QUE SE HABLA
CUANDO SE HABLA
Por
Armando Roa Vial
(Publicado en Periódico Literario "Carajo",
Número 7, Marzo de 2006)
Me refiero a la zona muda, defenestración final del lenguaje.
La memoria exigió de Zeus el canto, las cosas, no bastando
con su creación. Hoffmansthal, a quien no hemos escuchado,
o no al menos lo suficiente, nos dirá que el gran estilo es
el arte de callar. Y es que como bien él afirma la epifanía
irrepetible de la experiencia no es reducible a un significado unívoco.
El silencio o los espacios en blanco también podrían
ser regulaciones de sentido lingüístico, esto es, formas
como los objetos no son
dados. Surge la duda de si habrían reglas para todos y cada
uno de estos casos, vale decir, si existen diferentes enunciaciones
del silencio. Lord Chandos, como bien apunta Magris, más que
abrumarse por el mutismo de lo real, se sentía descolocado
ante la multiplicidad simultánea de voces, un contrapunto infernal
y epifánico. Ese mismo contrapunto podría producirse
en la zona muda. No hay una sino muchas formas de mengua y ruptura:
cada silencio puede ser la clave de un conjunto imponente de silencios,
agrupados en categorías: por rememoración o representatividad
-el vestigigium y la imago de Occam-, con variadas gamas de concordancia
sintáctica, gramatical y semántica, ya sea por estructura,
por contextos o bien el arbitrio del intérprete. Se puede conjeturar
formas purificadas y sucesivas de ausencia, hasta llegar a un mutismo
conclusivo. La "herrumbre de los signos" tal vez sea fruto
de un proceso sostenido, con diferentes estratos, con momentos precisos
y determinados. En la música cada nota lleva su correspondiente
silencio indicando una determinada duración; posiblemente cada
palabra lleve el suyo, su llegar tarde o temprano a la pérdida
de referencia, a la ausencia de lenguaje. No hay debilidades en el
silencio; sin contornos, sin fin y sin mirada sobre sí mismo,
es un espacio abierto. Lejos de ser la negación de la palabra
es una parte del entramado de ésta, de una totalidad ininterrumpida.

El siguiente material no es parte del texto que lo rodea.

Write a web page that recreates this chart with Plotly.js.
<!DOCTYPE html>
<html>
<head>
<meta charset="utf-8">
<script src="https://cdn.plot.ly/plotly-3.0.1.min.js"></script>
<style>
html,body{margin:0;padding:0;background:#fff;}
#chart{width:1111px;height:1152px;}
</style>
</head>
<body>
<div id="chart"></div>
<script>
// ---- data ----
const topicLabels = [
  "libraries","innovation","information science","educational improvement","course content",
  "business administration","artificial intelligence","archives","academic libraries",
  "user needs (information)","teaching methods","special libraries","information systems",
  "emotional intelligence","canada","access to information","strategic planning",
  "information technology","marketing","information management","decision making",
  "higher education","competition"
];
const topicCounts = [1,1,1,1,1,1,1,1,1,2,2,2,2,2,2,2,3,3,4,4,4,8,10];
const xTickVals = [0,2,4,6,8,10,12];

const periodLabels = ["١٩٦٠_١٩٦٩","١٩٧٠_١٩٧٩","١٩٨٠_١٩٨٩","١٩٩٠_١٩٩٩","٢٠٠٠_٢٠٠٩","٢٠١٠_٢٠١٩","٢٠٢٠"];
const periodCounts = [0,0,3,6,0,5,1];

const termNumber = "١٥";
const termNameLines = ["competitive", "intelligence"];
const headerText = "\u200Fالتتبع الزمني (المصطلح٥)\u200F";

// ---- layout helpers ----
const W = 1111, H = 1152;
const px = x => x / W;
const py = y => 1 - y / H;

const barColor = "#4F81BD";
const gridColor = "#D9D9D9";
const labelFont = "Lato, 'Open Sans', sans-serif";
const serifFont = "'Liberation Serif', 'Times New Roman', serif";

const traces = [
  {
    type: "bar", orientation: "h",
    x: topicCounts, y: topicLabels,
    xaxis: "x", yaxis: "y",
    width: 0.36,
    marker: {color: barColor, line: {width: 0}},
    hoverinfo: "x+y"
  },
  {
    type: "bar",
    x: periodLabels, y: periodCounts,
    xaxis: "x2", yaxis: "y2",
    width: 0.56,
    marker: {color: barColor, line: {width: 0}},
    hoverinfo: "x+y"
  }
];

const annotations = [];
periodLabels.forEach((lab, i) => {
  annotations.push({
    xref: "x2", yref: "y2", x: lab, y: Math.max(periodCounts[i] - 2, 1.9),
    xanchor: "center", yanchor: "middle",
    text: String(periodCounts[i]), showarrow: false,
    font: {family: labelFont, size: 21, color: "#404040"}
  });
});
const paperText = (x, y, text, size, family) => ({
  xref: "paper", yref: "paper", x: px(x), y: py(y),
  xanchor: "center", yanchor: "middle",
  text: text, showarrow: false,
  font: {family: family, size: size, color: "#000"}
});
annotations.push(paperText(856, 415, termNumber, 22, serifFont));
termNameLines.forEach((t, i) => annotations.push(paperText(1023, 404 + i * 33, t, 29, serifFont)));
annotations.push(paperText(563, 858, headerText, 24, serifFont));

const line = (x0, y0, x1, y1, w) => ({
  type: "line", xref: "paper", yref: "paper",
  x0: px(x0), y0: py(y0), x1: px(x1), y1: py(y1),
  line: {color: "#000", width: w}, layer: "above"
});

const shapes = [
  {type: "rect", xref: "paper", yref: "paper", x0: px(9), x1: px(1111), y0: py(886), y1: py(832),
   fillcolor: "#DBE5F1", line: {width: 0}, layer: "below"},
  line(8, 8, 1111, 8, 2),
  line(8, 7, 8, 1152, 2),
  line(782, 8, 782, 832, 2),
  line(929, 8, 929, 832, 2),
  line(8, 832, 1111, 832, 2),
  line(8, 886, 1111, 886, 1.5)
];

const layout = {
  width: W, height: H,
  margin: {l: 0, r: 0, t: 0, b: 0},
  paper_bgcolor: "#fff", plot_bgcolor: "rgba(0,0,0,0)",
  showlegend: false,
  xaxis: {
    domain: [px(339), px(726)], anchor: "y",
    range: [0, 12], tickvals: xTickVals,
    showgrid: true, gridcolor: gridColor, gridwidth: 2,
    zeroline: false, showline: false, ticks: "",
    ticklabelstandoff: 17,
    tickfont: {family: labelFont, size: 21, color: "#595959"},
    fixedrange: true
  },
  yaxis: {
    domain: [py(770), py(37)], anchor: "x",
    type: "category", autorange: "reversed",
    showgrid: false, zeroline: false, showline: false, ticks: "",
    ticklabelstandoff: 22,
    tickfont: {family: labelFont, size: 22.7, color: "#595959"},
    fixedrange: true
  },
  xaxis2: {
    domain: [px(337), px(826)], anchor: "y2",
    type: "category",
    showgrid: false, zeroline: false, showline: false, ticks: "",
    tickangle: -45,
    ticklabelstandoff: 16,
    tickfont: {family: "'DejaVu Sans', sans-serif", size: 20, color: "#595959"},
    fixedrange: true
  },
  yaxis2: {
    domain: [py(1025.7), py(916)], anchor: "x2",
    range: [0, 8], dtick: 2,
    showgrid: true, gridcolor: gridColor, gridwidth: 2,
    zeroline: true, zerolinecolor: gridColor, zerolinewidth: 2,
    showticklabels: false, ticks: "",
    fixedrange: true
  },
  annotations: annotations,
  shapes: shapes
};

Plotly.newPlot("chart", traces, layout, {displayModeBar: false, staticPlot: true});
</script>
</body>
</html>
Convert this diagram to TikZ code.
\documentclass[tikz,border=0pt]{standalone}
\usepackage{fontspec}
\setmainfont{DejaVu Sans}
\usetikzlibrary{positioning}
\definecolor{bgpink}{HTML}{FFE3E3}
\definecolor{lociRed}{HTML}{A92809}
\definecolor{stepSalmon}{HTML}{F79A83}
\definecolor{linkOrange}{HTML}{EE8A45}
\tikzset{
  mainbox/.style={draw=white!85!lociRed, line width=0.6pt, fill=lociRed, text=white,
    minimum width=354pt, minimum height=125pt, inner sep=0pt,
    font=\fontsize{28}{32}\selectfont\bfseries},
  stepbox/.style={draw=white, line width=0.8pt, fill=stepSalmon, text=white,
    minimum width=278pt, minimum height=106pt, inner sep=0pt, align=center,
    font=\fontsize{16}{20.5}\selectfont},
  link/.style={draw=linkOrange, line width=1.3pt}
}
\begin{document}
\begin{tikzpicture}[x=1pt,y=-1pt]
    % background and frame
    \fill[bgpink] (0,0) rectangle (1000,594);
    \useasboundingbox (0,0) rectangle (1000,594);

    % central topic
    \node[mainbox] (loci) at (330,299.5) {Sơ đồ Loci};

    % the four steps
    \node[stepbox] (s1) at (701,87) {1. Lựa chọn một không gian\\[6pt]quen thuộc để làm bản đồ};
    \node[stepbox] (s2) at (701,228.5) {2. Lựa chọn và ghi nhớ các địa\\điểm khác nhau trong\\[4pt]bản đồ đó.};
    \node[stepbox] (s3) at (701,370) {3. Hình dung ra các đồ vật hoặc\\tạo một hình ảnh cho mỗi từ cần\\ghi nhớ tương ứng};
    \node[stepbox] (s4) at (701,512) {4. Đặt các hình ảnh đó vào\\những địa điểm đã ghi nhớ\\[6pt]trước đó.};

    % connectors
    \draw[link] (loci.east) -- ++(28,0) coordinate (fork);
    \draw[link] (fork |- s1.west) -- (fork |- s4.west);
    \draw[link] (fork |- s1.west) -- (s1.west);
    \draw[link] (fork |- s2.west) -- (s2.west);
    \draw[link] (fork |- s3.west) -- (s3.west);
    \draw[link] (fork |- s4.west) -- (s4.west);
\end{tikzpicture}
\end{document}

Aquí es válido preguntarse, aceptando que cada palabra
lleve consigo su dosis de silencio, si el mentar algo a través
de un enunciado, no está siendo alterado por ese mismo acto,
tal cual ocurre con los fotones de luz que golpean el interior de
un átomo diseminando sus partículas. El silencio sería
entonces una técnica de medición de esos espacios que
se abren entre el observador y lo observado. Así se produciría
una red de silencios divergentes, convergentes y paralelos, algunos
con sentidos directos, otros con sentidos figurados. La palabra sólo
sería huella de un silencio con voluntad de ser, preparación
para la palabra, o bien en las antípodas, de la palabra que
calla para mostrarnos, en su disolución, las posibilidades
no realizadas de su ser, el dominio de su ausencia. No hay poema firme,
lugar seguro para asentar esta o aquella bandera (las teorías
también ondean); el poema, la literatura, tal vez sólo
sea el pretexto de la palabra para su propia erosión, porque
es en la erosión y la orfandad -como en la transparencia del
éter mallarmeano- donde brilla la plenitud expresiva.